INDEPENDENCE — City Manager David Clyne said there are a few challenges city staff needs to fix when it comes to finances after an audit report was read by Kamala Austin from Merina & Co. LLC.

December 18, 2013

INDEPENDENCE — City Manager David Clyne said there are a few challenges city staff needs to fix when it comes to finances after an audit report was read by Kamala Austin from Merina & Co. LLC.

"It's nothing where we were four years ago," he said. "We've made a lot of strides."

He said Gloria Butsch, the city's accounting manager, would be promoted to finance director in January in part because of those strides.

She has shown she can handle a lot, Clyne said.

The audit came through with what's called an "unmodified opinion," Austin said.

"That's the highest level of opinion you can receive," she said.

Merina & Co. auditors looked at the city finances, federal awards and the urban renewal agency, among other things.

The $500,000 in federal awards had a single audit that had two findings, Austin said.

In a sports fish restoration grant, the city did not submit the required progress report. Austin said city managers were under the impression Oregon Fish and Wildlife Department personnel were going to submit the report, but didn't. She suggested the city better track which reports are due and when.

The other issue in federal awards came up around the HALO fund. The nonprofit needs to add Job Growers to its auto insurance.

"That's all been resolved, too," Austin said.

Two funds have deficit balances: the urban renewal fund and the HALO fund, Austin said.

"That's an improvement from last year," she said. "We had five funds with deficit funds."

Because the city works on an accrual basis rather than a cash basis, these funds are always going to have negative balances, Austin added.

"You spend the money first, and then you get paid for it," she said.

The city also had minor budget violations in the way some funds were spent, Austin said.

Once the city's finance department upgrades its software, it will help monitor spending, she said, and should fix the problem.

Overall, it is a big improvement from last year, which included some material weaknesses. The city has since fixed that issue as well.

"Looks like we did good," said Mayor John McArdle. "There's nothing better than a boring audit. I mean that with all positiveness."

In other business:

• A church will begin renting the Independence Event Center each Sunday. City Manager David Clyne said the group is not receiving any discounts. "We're doing it by legal access to a church, in the same manor and at the same price as anyone else."

• Clyne said there was, again, nothing new to report on Independence Station, adding what has become his catch phrase on the matter: "We're two weeks closer to March." At that time, if the property developer does not perform or sell it to someone who will, the property will foreclose.

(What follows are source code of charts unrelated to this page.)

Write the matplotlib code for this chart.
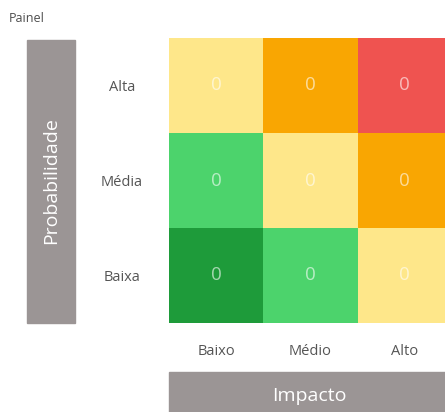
import matplotlib
matplotlib.use("Agg")
import matplotlib.pyplot as plt
from matplotlib.colors import ListedColormap
from matplotlib.patches import Rectangle
import numpy as np

plt.rcParams['font.family'] = ['Open Sans', 'DejaVu Sans']

# Data
impacto = ["Baixo", "Médio", "Alto"]
probabilidade = ["Baixa", "Média", "Alta"]          # bottom to top
contagem = [[0, 0, 0],                              # Baixa
            [0, 0, 0],                              # Média
            [0, 0, 0]]                              # Alta
nivel = [[0, 1, 2],                                 # risk level of each cell
         [1, 2, 3],
         [2, 3, 4]]

cores = ["#1e9b3a", "#4cd36c", "#fee78a", "#f9a602", "#ef5350"]
cmap = ListedColormap(cores)

W, H = 445, 412
fig = plt.figure(figsize=(W / 100, H / 100), dpi=100)

# heatmap axes (right column runs off the figure, like the original)
ax = fig.add_axes([169 / W, 1 - 323 / H, 283 / W, 285 / H])
ax.imshow(np.array(nivel), cmap=cmap, vmin=-0.5, vmax=4.5,
          origin="lower", aspect="auto", interpolation="nearest")
for i in range(3):
    for j in range(3):
        ax.text(j, i, str(contagem[i][j]), ha="center", va="center",
                fontsize=13.5, color="white", alpha=0.6)
ax.set_xticks(range(3))
ax.set_xticklabels(impacto)
ax.set_yticks(range(3))
ax.set_yticklabels(probabilidade, ha="center")
ax.tick_params(length=0, labelsize=10.5, labelcolor="#555555")
ax.tick_params(axis="x", pad=15)
ax.tick_params(axis="y", pad=34)
for s in ax.spines.values():
    s.set_visible(False)

# grey axis title bars
cinza = "#9b9595"
fig.patches.append(Rectangle((27 / W, 1 - 323 / H), 48 / W, 283 / H,
                             transform=fig.transFigure, color=cinza))
fig.text(51 / W, 1 - 181 / H, "Probabilidade", rotation=90, ha="center",
         va="center", fontsize=14, color="white")
fig.patches.append(Rectangle((169 / W, 0), 276 / W, 40 / H,
                             transform=fig.transFigure, color=cinza))
fig.text(309 / W, 1 - 396 / H, "Impacto", ha="center", va="center",
         fontsize=14, color="white")

fig.text(9 / W, 1 - 19 / H, "Painel", ha="left", va="center",
         fontsize=9, color="#4d4d4d")

fig.savefig("out.png", dpi=100)
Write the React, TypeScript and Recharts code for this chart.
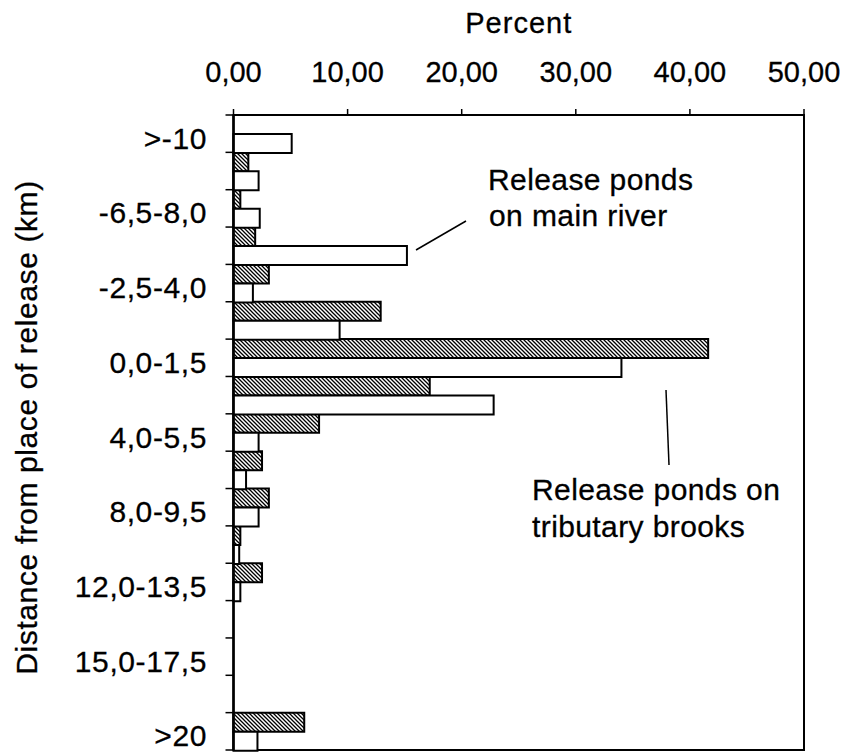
import { BarChart, Bar, XAxis, YAxis, ReferenceArea } from 'recharts';

const FONT = '"Liberation Sans", Arial, Helvetica, sans-serif';

// distance classes (km), only every other one is labelled on the axis
const DISTANCES = [
  '>-10', '-8,0-10,0', '-6,5-8,0', '-4,0-6,5', '-2,5-4,0', '-0,0-2,5',
  '0,0-1,5', '1,5-4,0', '4,0-5,5', '5,5-8,0', '8,0-9,5', '9,5-12,0',
  '12,0-13,5', '13,5-15,0', '15,0-17,5', '17,5-20,0', '>20',
];
// percent of recaptures, ponds on tributary brooks (hatched)
const TRIBUTARY = [0, 1.3, 0.6, 1.9, 3.1, 12.9, 41.6, 17.2, 7.5, 2.5, 3.1, 0.6, 2.5, 0, 0, 0, 6.2];
// percent of recaptures, ponds on main river (white)
const MAIN_RIVER = [5.1, 2.2, 2.3, 15.2, 1.7, 9.3, 34.0, 22.8, 2.2, 1.1, 2.2, 0.5, 0.6, 0, 0, 0, 2.1];
const PERCENT_TICKS = [0, 10, 20, 30, 40, 50];

const data = DISTANCES.map((d, i) => ({
  distance: d,
  tributary: TRIBUTARY[i],
  main: MAIN_RIVER[i],
}));

const fmtPercent = (v: number) => v.toFixed(2).replace('.', ',');

// scanned print looks a bit heavier than plain Liberation Sans
const textStyle = (spacing: number) => ({ letterSpacing: `${spacing}px`, stroke: '#000', strokeWidth: 0.3 });

const LABEL_GAP = 26.5;
const TICK_LEN = 8;

function PercentTick({ x, y, payload }: any) {
  return (
    <text x={x} y={y} textAnchor="middle" fontSize={29} fill="#000" fontFamily={FONT} style={textStyle(0)}>
      {fmtPercent(payload.value)}
    </text>
  );
}

// category tick: class-boundary tick marks + label on every other class
function DistanceTick({ x, y, payload, index }: any) {
  const axisX = x + LABEL_GAP;
  const half = payload.offset ?? 0;
  const last = index === DISTANCES.length - 1;
  return (
    <g>
      <line x1={axisX - TICK_LEN} x2={axisX} y1={y - half} y2={y - half} stroke="#000" strokeWidth={1.5} />
      {last && <line x1={axisX - TICK_LEN} x2={axisX} y1={y + half} y2={y + half} stroke="#000" strokeWidth={1.5} />}
      {index % 2 === 0 && (
        <text x={x} y={y} dy={15} textAnchor="end" fontSize={30} fill="#000" fontFamily={FONT} style={textStyle(0.6)}>
          {payload.value}
        </text>
      )}
    </g>
  );
}

export default function App() {
  return (
    <div style={{ position: 'absolute', left: 0, top: 0, background: '#fff' }}>
      <BarChart
        width={851}
        height={752}
        data={data}
        layout="vertical"
        barCategoryGap={0}
        barGap={0}
        margin={{ top: 0, right: 47, bottom: 2, left: 0 }}
      >
        <defs>
          <pattern id="hatch" patternUnits="userSpaceOnUse" width={4} height={4}>
            <rect width={4} height={4} fill="#fff" />
            <path d="M0,0 L4,4 M-1,3 L1,5 M3,-1 L5,1" stroke="#000" strokeWidth={1.3} />
          </pattern>
        </defs>
        <XAxis
          type="number"
          orientation="top"
          domain={[0, 50]}
          ticks={PERCENT_TICKS}
          height={115}
          tick={<PercentTick />}
          tickSize={6}
          tickMargin={27}
          axisLine={{ stroke: '#000', strokeWidth: 2 }}
          tickLine={{ stroke: '#000', strokeWidth: 1.5 }}
        />
        <YAxis
          type="category"
          dataKey="distance"
          width={233.5}
          interval={0}
          tick={<DistanceTick />}
          tickSize={0}
          tickMargin={LABEL_GAP}
          axisLine={{ stroke: '#000', strokeWidth: 2.5 }}
          tickLine={false}
        />
        <ReferenceArea x1={0} x2={50} fill="none" stroke="#000" strokeWidth={2} ifOverflow="visible" />
        <Bar dataKey="tributary" fill="url(#hatch)" stroke="#000" strokeWidth={2} isAnimationActive={false} />
        <Bar dataKey="main" fill="#fff" stroke="#000" strokeWidth={2} isAnimationActive={false} />
        <text x={518.75} y={33} textAnchor="middle" fontSize={29} fill="#000" fontFamily={FONT} style={textStyle(1)}>
          Percent
        </text>
        <text
          transform="translate(37, 427.5) rotate(-90)"
          textAnchor="middle"
          fontSize={30}
          fill="#000"
          fontFamily={FONT}
          style={textStyle(0.6)}
        >
          Distance from place of release (km)
        </text>
        <line x1={416} y1={250} x2={466} y2={221} stroke="#000" strokeWidth={1.5} />
        <text x={488} y={190} fontSize={30} fill="#000" fontFamily={FONT} style={textStyle(0.4)}>
          <tspan x={488}>Release ponds</tspan>
          <tspan x={489} dy={36}>on main river</tspan>
        </text>
        <line x1={666} y1={390} x2={669} y2={465} stroke="#000" strokeWidth={1.5} />
        <text x={532} y={500} fontSize={30} fill="#000" fontFamily={FONT} style={textStyle(0.4)}>
          <tspan x={532}>Release ponds on</tspan>
          <tspan x={532} dy={37}>tributary brooks</tspan>
        </text>
      </BarChart>
    </div>
  );
}
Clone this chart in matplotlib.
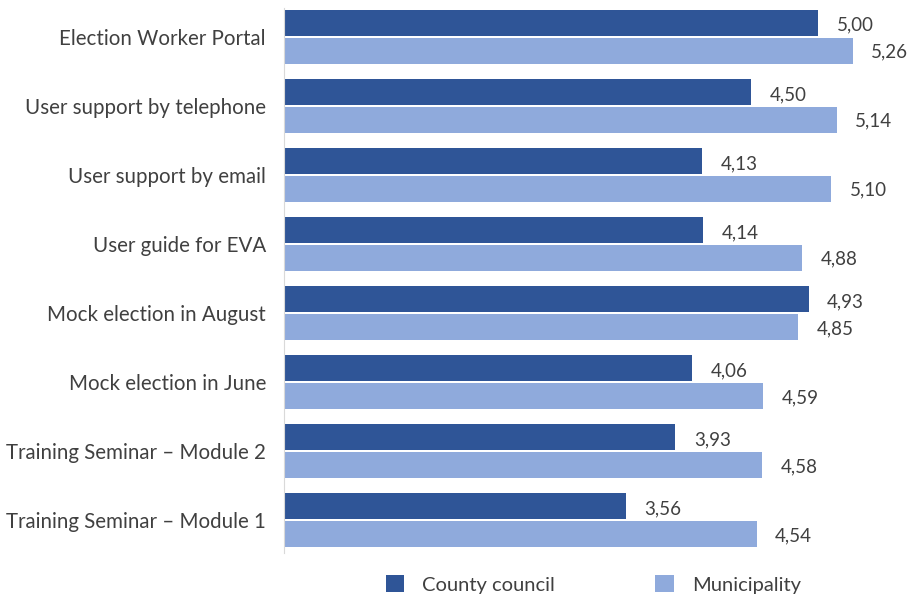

• Clyne and McArdle will meet with state legislators this week to discuss issues facing cities statewide: discussion of marijuana legislation, conversations about public safety after numerous levies failed statewide, and national efforts to eliminate tax-exempt municipal bonds. "People in D.C. think it only helps upper-income folks," McArdle said about the bonds. "We have to remind them that it saves us money, at all levels, and saves our people and citizens lots of money."